According to multiple reports, the Clippers will interview a top assistant for their head coach job: Milwaukee Bucks top assistant Darvin Ham. Additionally, Golden State Warriors associate head coach Mike Brown interviewed with the team in recent days. Ty Lue, who was Doc Rivers’ top assistant with the Clippers and won the NBA Championship as head coach of the Cleveland Cavaliers in 2016, is still in the running.

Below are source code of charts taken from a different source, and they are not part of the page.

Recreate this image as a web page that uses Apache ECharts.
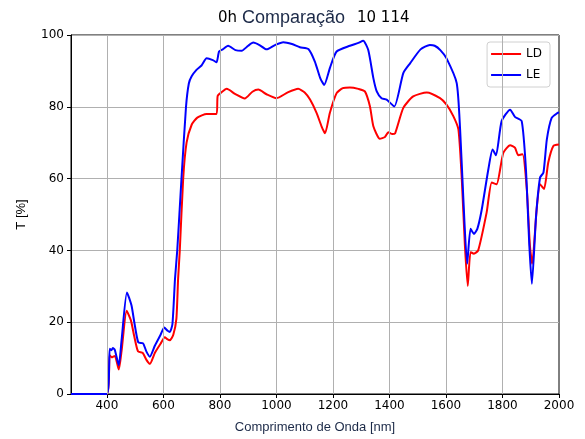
<!DOCTYPE html>
<html>
<head>
<meta charset="utf-8">
<script src="https://cdn.jsdelivr.net/npm/echarts@6/dist/echarts.min.js"></script>
<style>
    html, body { margin: 0; padding: 0; background: #fff; }
    #chart { width: 585px; height: 439px; }
</style>
</head>
<body>
<div id="chart"></div>
<script>
// comprimento de onda [nm] e transmitância [%] - LD
const ldNm = [273, 400, 410, 418, 428, 442, 452, 470, 485, 497, 510, 527, 540, 552, 570, 590, 605, 615, 623, 635, 646, 652, 658, 670, 682, 700, 720, 753, 788, 792, 805, 824, 855, 888, 915, 936, 965, 1000, 1040, 1077, 1100, 1119, 1142, 1160, 1172, 1189, 1213, 1235, 1260, 1290, 1313, 1331, 1343, 1366, 1384, 1396, 1410, 1420, 1449, 1484, 1532, 1579, 1602, 1626, 1644, 1656, 1667, 1677, 1687, 1699, 1714, 1744, 1762, 1779, 1803, 1827, 1844, 1856, 1871, 1886, 1897, 1905, 1921, 1933, 1947, 1962, 1980, 2000]
const ldT = [0, 0, 10.8, 10.2, 10.6, 6.8, 12, 23.2, 20.5, 16, 11.9, 11.4, 9.5, 8.4, 11.5, 14, 15.8, 15.2, 15.0, 16.5, 21, 32, 40, 60, 70, 75, 77, 78, 78, 83, 84, 85.0, 83.5, 82.3, 84.2, 84.8, 83.5, 82.4, 84, 85.0, 84, 82.0, 78.3, 74.5, 72.6, 78.3, 83.8, 85.2, 85.4, 85.0, 84.3, 80.1, 74.6, 71.1, 71.6, 72.9, 72.4, 72.6, 79.7, 82.9, 84.0, 82.4, 80.6, 77.4, 73.7, 59.8, 41.4, 30.1, 39.5, 39.1, 40.0, 50.6, 58.9, 58.4, 67.2, 69.3, 68.6, 66.5, 66.8, 57.1, 41.4, 36.3, 51.5, 58.4, 57.1, 64.5, 69.1, 69.5]

// LE
const leNm = [273, 400, 410, 416, 421, 428, 442, 452, 471, 487, 497, 511, 528, 540, 552, 570, 590, 603, 615, 623, 632, 641, 649, 664, 680, 690, 700, 717, 735, 753, 775, 788, 797, 810, 829, 855, 877, 900, 918, 940, 965, 995, 1024, 1055, 1083, 1113, 1136, 1155, 1169, 1190, 1213, 1260, 1290, 1307, 1325, 1343, 1355, 1372, 1390, 1417, 1449, 1473, 1510, 1543, 1560, 1580, 1602, 1638, 1650, 1661, 1675, 1687, 1699, 1711, 1726, 1750, 1765, 1777, 1797, 1827, 1844, 1868, 1883, 1895, 1904, 1919, 1933, 1945, 1957, 1974, 1995, 2000]
const leT = [0, 0, 12.6, 12.2, 12.8, 12.3, 8.0, 15, 28.3, 24.7, 20, 14.4, 14.1, 11.8, 10.4, 13.5, 16.5, 18.5, 17.6, 17.3, 19.5, 32, 40, 60, 80, 86.5, 88.5, 90.3, 91.5, 93.5, 93, 92.4, 95.4, 96, 97.0, 95.8, 95.6, 97, 97.9, 97.2, 96.0, 97.2, 98.0, 97.5, 96.6, 96.1, 92.6, 88, 86.1, 91, 95.4, 97.0, 97.8, 98.4, 95.8, 88.0, 84.3, 82.4, 82.0, 80.1, 89.4, 92.1, 96, 97.2, 97, 95.8, 93.5, 86.6, 73.7, 55.2, 36.3, 46.0, 44.6, 46.0, 51.1, 62.6, 68.1, 66.5, 76.0, 79.2, 77.2, 76.0, 62.6, 41.4, 30.7, 49.7, 60.3, 61.7, 70.9, 76.9, 78.3, 78.4]

// marcas do eixo x
const xTicks = [400, 600, 800, 1000, 1200, 1400, 1600, 1800, 2000]

function zip(xs, ys) {
    return xs.map((x, i) => [x, ys[i]])
}

const chart = echarts.init(document.getElementById('chart'))

const option = {
    backgroundColor: '#fff',
    animation: false,
    title: [
        { text: '0h', left: 218, top: 11, padding: 0, textStyle: { fontFamily: 'DejaVu Sans', fontSize: 15, fontWeight: 'normal', color: '#000' } },
        { text: 'Comparação', left: 242, top: 9, padding: 0, textStyle: { fontFamily: 'Liberation Sans', fontSize: 18, fontWeight: 'normal', color: '#1c2a48' } },
        { text: '10 114', left: 357, top: 11, padding: 0, textStyle: { fontFamily: 'DejaVu Sans', fontSize: 15, fontWeight: 'normal', color: '#000' } },
    ],
    grid: {
        left: 71,
        right: 26,
        top: 35,
        bottom: 43,
        show: true,
        borderColor: '#000',
        borderWidth: 1,
        containLabel: false,
    },
    legend: {
        orient: 'vertical',
        right: 35,
        top: 42,
        itemWidth: 30,
        itemHeight: 2,
        itemGap: 9,
        padding: [6, 8, 6, 4],
        borderColor: '#d0d0d0',
        borderWidth: 1,
        borderRadius: 3,
        backgroundColor: 'rgba(255,255,255,0.8)',
        textStyle: { fontFamily: 'DejaVu Sans', fontSize: 12, color: '#000' },
        icon: 'rect',
        data: ['LD', 'LE'],
    },
    xAxis: {
        type: 'value',
        min: 273,
        max: 2000,
        splitNumber: 8,
        name: 'Comprimento de Onda [nm]',
        nameLocation: 'middle',
        nameGap: 27,
        nameTextStyle: { fontFamily: 'Liberation Sans', fontSize: 13, color: '#1c2a48' },
        axisLine: { lineStyle: { color: '#000', width: 1 } },
        axisTick: { show: true, length: 4, lineStyle: { color: '#000' }, customValues: xTicks },
        axisLabel: {
            fontFamily: 'DejaVu Sans', fontSize: 12, color: '#000', margin: 6,
            customValues: xTicks,
            formatter: (v) => String(v),
        },
        // grade vertical desenhada com markLine (min não é múltiplo de 200)
        splitLine: { show: false },
    },
    yAxis: {
        type: 'value',
        min: 0,
        max: 100,
        interval: 20,
        name: 'T [%]',
        nameLocation: 'middle',
        nameGap: 43,
        nameTextStyle: { fontFamily: 'Liberation Sans', fontSize: 13, color: '#000' },
        axisLine: { show: true, lineStyle: { color: '#000', width: 1 } },
        axisTick: { show: true, length: 4, lineStyle: { color: '#000' } },
        axisLabel: { fontFamily: 'DejaVu Sans', fontSize: 12, color: '#000', margin: 7 },
        splitLine: { show: true, lineStyle: { color: '#b0b0b0', width: 1 } },
    },
    series: [
        {
            name: 'grade',
            type: 'line',
            data: [],
            z: 1,
            silent: true,
            markLine: {
                silent: true,
                symbol: 'none',
                label: { show: false },
                lineStyle: { color: '#b0b0b0', width: 1, type: 'solid' },
                data: xTicks.slice(0, -1).map((v) => ({ xAxis: v })),
            },
        },
        {
            name: 'LD',
            type: 'line',
            data: zip(ldNm, ldT),
            showSymbol: false,
            smooth: 0.2,
            z: 3,
            color: '#ff0000',
            lineStyle: { width: 2, color: '#ff0000' },
        },
        {
            name: 'LE',
            type: 'line',
            data: zip(leNm, leT),
            showSymbol: false,
            smooth: 0.2,
            z: 3,
            color: '#0000ff',
            lineStyle: { width: 2, color: '#0000ff' },
        },
    ],
}

chart.setOption(option)
</script>
</body>
</html>
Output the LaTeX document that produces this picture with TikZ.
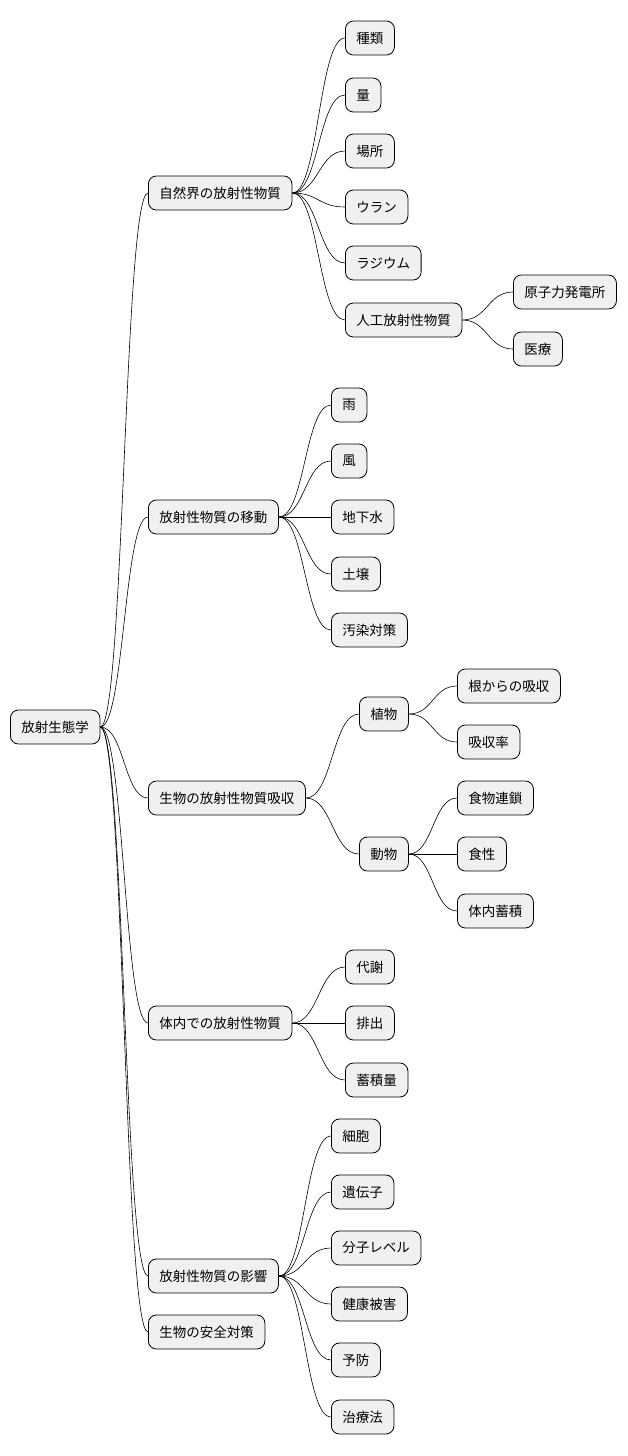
\documentclass[tikz,border=0pt]{standalone}
\usepackage{fontspec}
\setmainfont{Noto Sans CJK JP}
\usetikzlibrary{calc}
\newcommand{\branch}[2]{%
  \foreach \c in {#2}{
    \coordinate (mid) at ($(#1.east)!.5!(\c.west)$);
    \draw[link] (#1.east) .. controls (#1.east -| mid) and (\c.west -| mid) .. (\c.west);
  }}
\begin{document}
\begin{tikzpicture}[x=1pt,y=-1pt,
    box/.style={draw=black,fill=black!6,rounded corners=8pt,anchor=west,
      minimum height=34pt,inner xsep=11pt,font=\fontsize{13.5}{15}\selectfont,line width=0.8pt},
    link/.style={line width=0.6pt}]
  \useasboundingbox (0,0) rectangle (628,1456);
  % root
  \node[box] (root) at (10,727) {放射生態学};
  % level 1
  \node[box] (nat) at (148,193) {自然界の放射性物質};
  \node[box] (mov) at (148,517) {放射性物質の移動};
  \node[box] (abs) at (148,798) {生物の放射性物質吸収};
  \node[box] (body) at (148,1023) {体内での放射性物質};
  \node[box] (eff) at (148,1276) {放射性物質の影響};
  \node[box] (safe) at (148,1332) {生物の安全対策};
  % nature
  \node[box] (kind) at (345,38) {種類};
  \node[box] (amt) at (345,95) {量};
  \node[box] (place) at (345,151) {場所};
  \node[box] (uran) at (345,207) {ウラン};
  \node[box] (rad) at (345,263) {ラジウム};
  \node[box] (art) at (345,320) {人工放射性物質};
  \node[box] (npp) at (513,292) {原子力発電所};
  \node[box] (med) at (513,349) {医療};
  % movement
  \node[box] (rain) at (331,405) {雨};
  \node[box] (wind) at (331,461) {風};
  \node[box] (gw) at (331,517) {地下水};
  \node[box] (soil) at (331,574) {土壌};
  \node[box] (decon) at (331,630) {汚染対策};
  % absorption
  \node[box] (plant) at (359,714) {植物};
  \node[box] (animal) at (359,854) {動物};
  \node[box] (root2) at (457,686) {根からの吸収};
  \node[box] (rate) at (457,742) {吸収率};
  \node[box] (chain) at (457,798) {食物連鎖};
  \node[box] (diet) at (457,854) {食性};
  \node[box] (accum) at (457,911) {体内蓄積};
  % body
  \node[box] (meta) at (345,967) {代謝};
  \node[box] (excr) at (345,1023) {排出};
  \node[box] (stock) at (345,1080) {蓄積量};
  % effect
  \node[box] (cell) at (331,1136) {細胞};
  \node[box] (gene) at (331,1192) {遺伝子};
  \node[box] (mol) at (331,1248) {分子レベル};
  \node[box] (harm) at (331,1304) {健康被害};
  \node[box] (prev) at (331,1360) {予防};
  \node[box] (cure) at (331,1417) {治療法};
  % links
  \branch{root}{nat,mov,abs,body,eff,safe}
  \branch{nat}{kind,amt,place,uran,rad,art}
  \branch{art}{npp,med}
  \branch{mov}{rain,wind,gw,soil,decon}
  \branch{abs}{plant,animal}
  \branch{plant}{root2,rate}
  \branch{animal}{chain,diet,accum}
  \branch{body}{meta,excr,stock}
  \branch{eff}{cell,gene,mol,harm,prev,cure}
\end{tikzpicture}
\end{document}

Ham is one of the more highly-regarded assistants in the NBA, working under Mike Budenholzer in Milwaukee. A bit of a journeyman as a player, he made 417 appearances for 6 teams between 1996-2005. He first worked as a coach in the D-League before working under Mike Brown on the Lakers from 2011-2013. Since then, he has been with Mike Budenholzer, first in Atlanta and now with the Milwaukee Bucks.
Prior to joining the Lakers, Ham was the head coach of the NBA D-League’s New Mexico Thunderbirds for one year, finishing with a 20-30 record. After that season, the Cleveland Cavaliers purchased the franchise and relocated it, creating the Canton Charge.
Mike Brown is one of the more prominent retread head coaching candidates in the league. He’s been on NBA benches for over 20 years, with three separate stints as a head coach. His record as a head coach is quite impressive–347-216 (.616) in the regular season and 47-36 (.566) in the playoffs, but he has a bit of a negative reputation because of the way his teams didn’t ultimately succeed in the postseason.
Working with LeBron James for five years during his first stint in Cleveland, Brown’s teams lost in the second round three times and the Eastern Conference Finals once. They made one NBA Finals appearance, being swept by the San Antonio Spurs in 2007. While Brown wasn’t single-handedly responsible for those shortcomings, James making the NBA Finals each of the next 8 years didn’t dissuade critics who claimed Brown wasn’t getting adequate results.
Brown was then hired as the head coach of the Los Angeles Lakers, where he saw the team to a second-round exit in 2012 and then was fired after a 1-4 start to the 2012-13 season, when the Lakers added Steve Nash and Dwight Howard. Despite the talent, that Lakers team never clicked or stayed healthy, and replacement Mike D’Antoni only saw them to a 7th-place finish and first-round sweep at the hand of the Golden State Warriors.